REFLECTIONS on LOVE BITES
I think it must have been in 1980 that I become a lesbian. In fact, I am sure of it and I know precisely who I was with and why I mark that Big O moment as the birthplace of Della Disgrace. I just wish I could remember exactly when. Knowing myself as I do I would probably chart the moment. Astrologically that is.
It didn't take long to realize I did not belong to the mainstream "Lesbian Nation" when I found a second home at Scott's Bar in San Francisco. A working class dyke bar populated by high femme sex workers and their super butch girlfriends. It was my refuge from my other life as a scholarship student at the San Francisco Art Institute, a place populated by over privileged trust fund babies and a few amazing artists who would go on to make a big impact.

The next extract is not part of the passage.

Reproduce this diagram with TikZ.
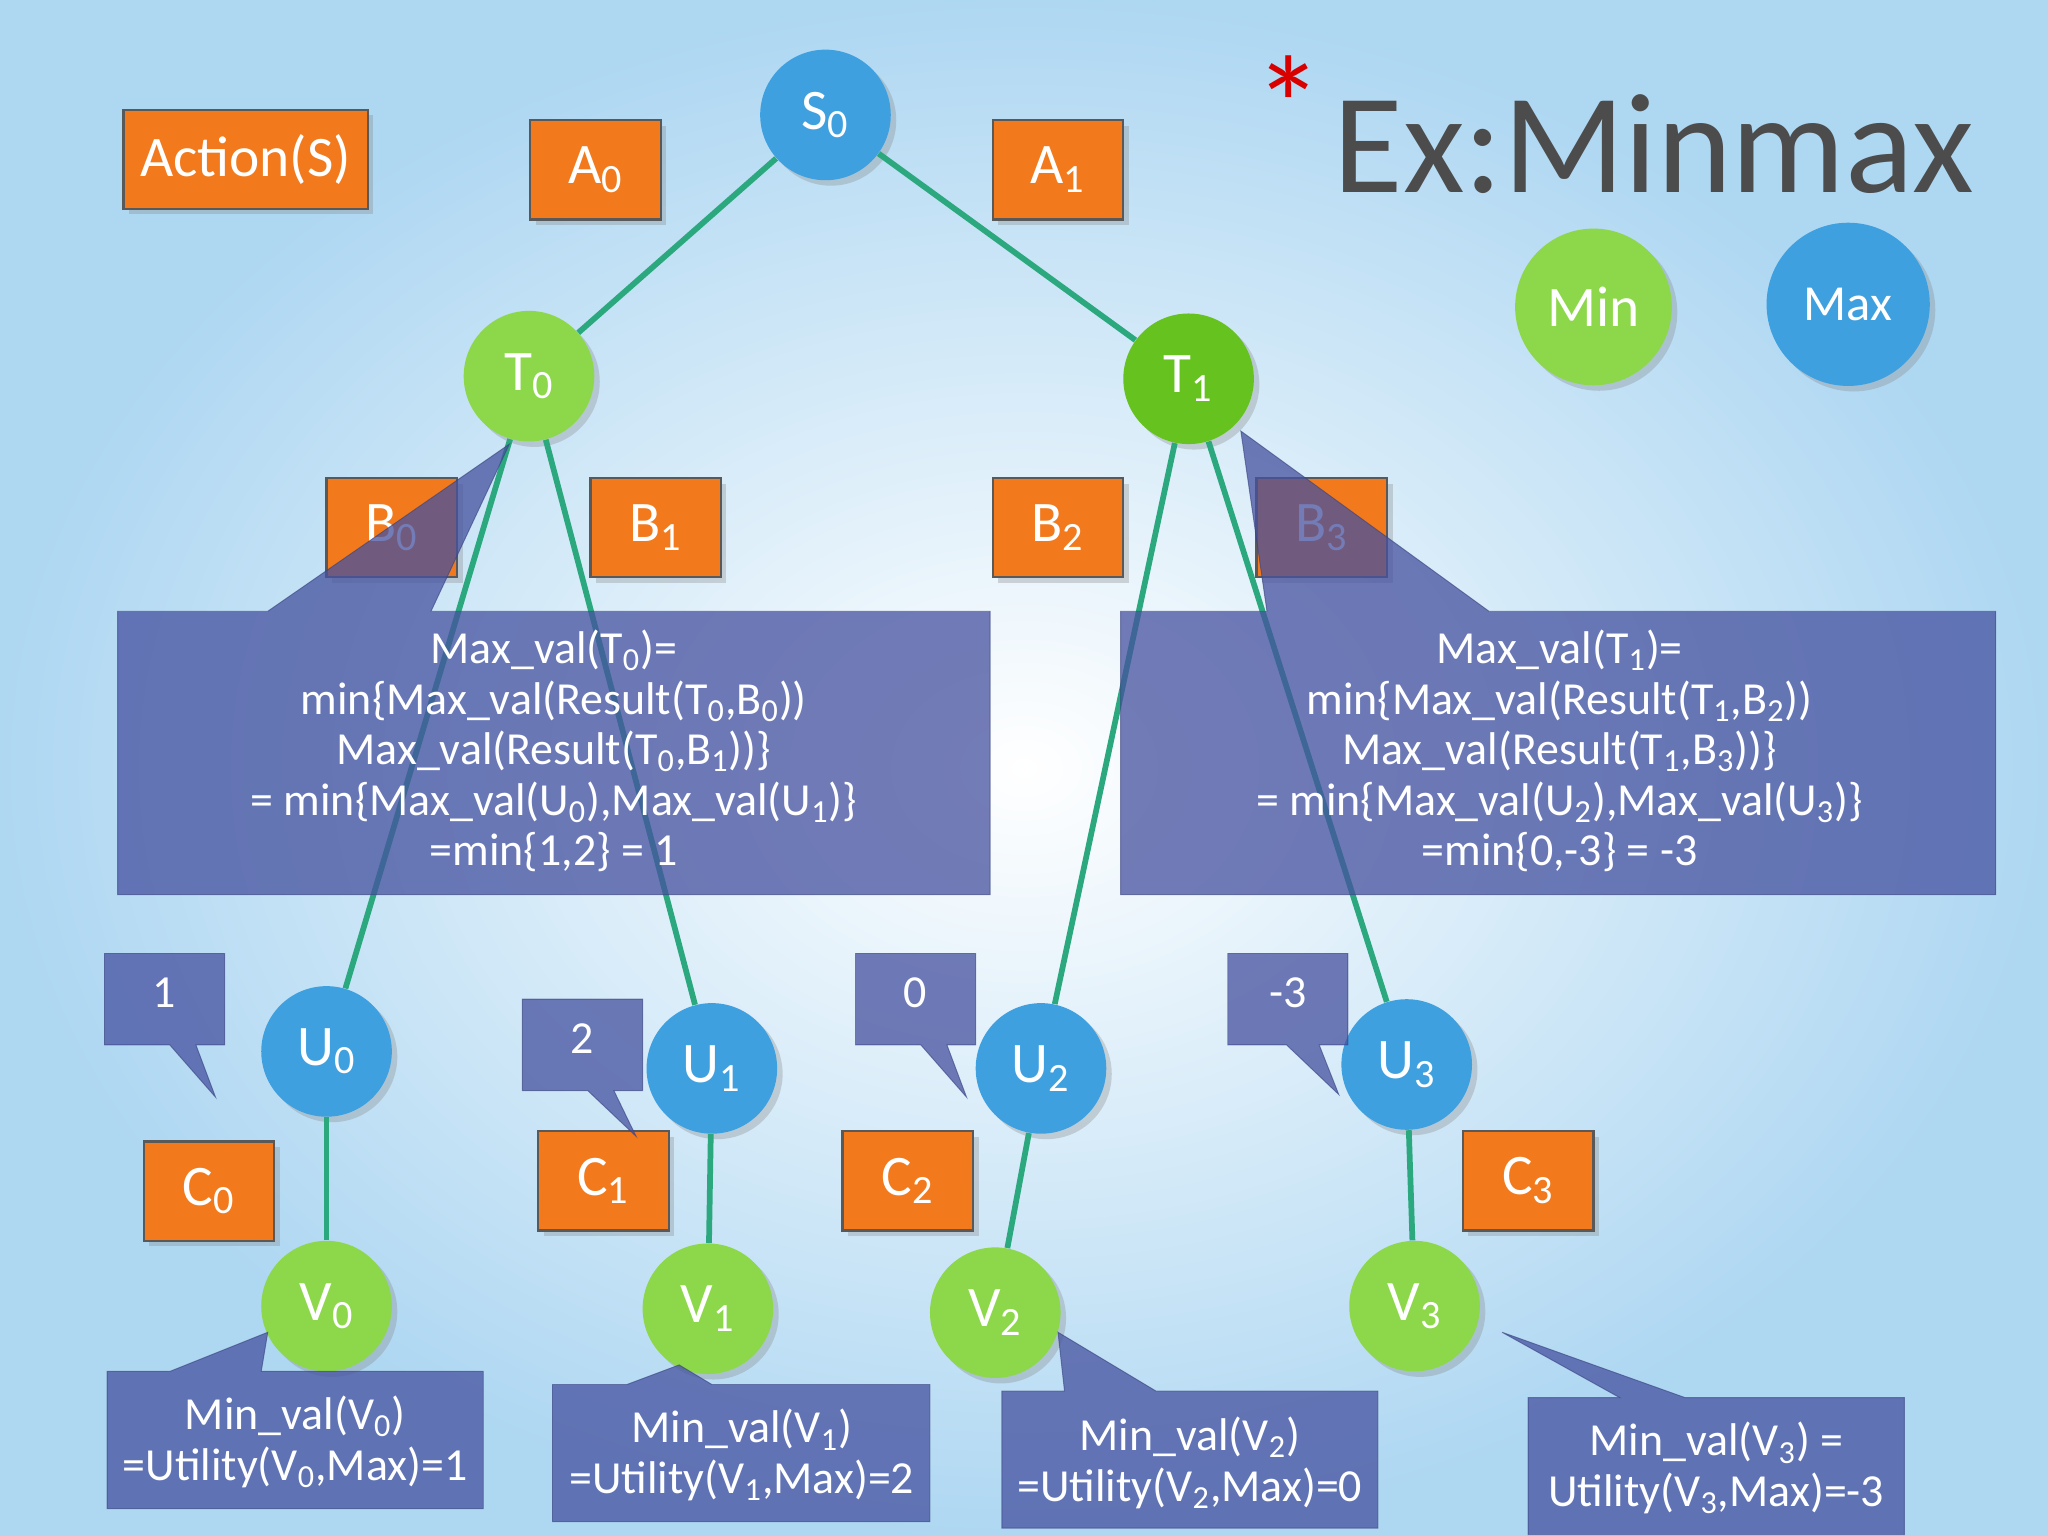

I realize this is turning into a long story. So to cut it short. I was in art school, living in San Francisco, in a studio at The Goodman Building (An Artists-Societal Reject Hotel) in the very room Janis Joplin shared with her Jewish lesbian lover!), on rent strike from the city, working as a motorcycle Funeral Escort for Chinese funerals at Green Street Mortuary, (with Punk Rock legend Olga De Volga). I needed to make some work and so I did what I always did. I photographed what was happening in my life. I stuck close to my heart and my politics. I photographed what was around me, what I desired, what I wanted to be. But it is hard to be what you never see.
Chain Reaction was the name of the queer dyke sex-performance club we ran at The Market Tavern and other venues in central London. Our motto was "Permission to Play" and we did a lot of that. Rather than bring my camera into the club, a sacred and profane space, we ofren went out into the world and created public spectacles of ourselves: on top of Soho skyscrapers and the infamous and broken Cold Store overlooking the Thames. We posed and performed for each other, in parks and alleyways, in the back of Camerawork Gallery on the Roman Road in Bethnal Green. I think it gave us all a sense of satisfaction to see the looks on some faces when confronted with two dozen dykes in leathers and looking fierce and fabulous.
Some lesbian photographers didn't want to show in exhibitions I was in or curated. Some lesbian and gay bookstores didn't stock my first book, LOVE BITES, because they (said) they were afraid of the Obscene Publications Act, even though mainstream bookstores were selling it, albeit shrink wrapped in cellophane.
More than 30 years later some of the images in this gallery have become part of a film and a movement called REBEL DYKES. Its about time, 'our time' and the ways we "got in the way" were important contributions to an LGBTQI+ archive that far too many of us are still absent from.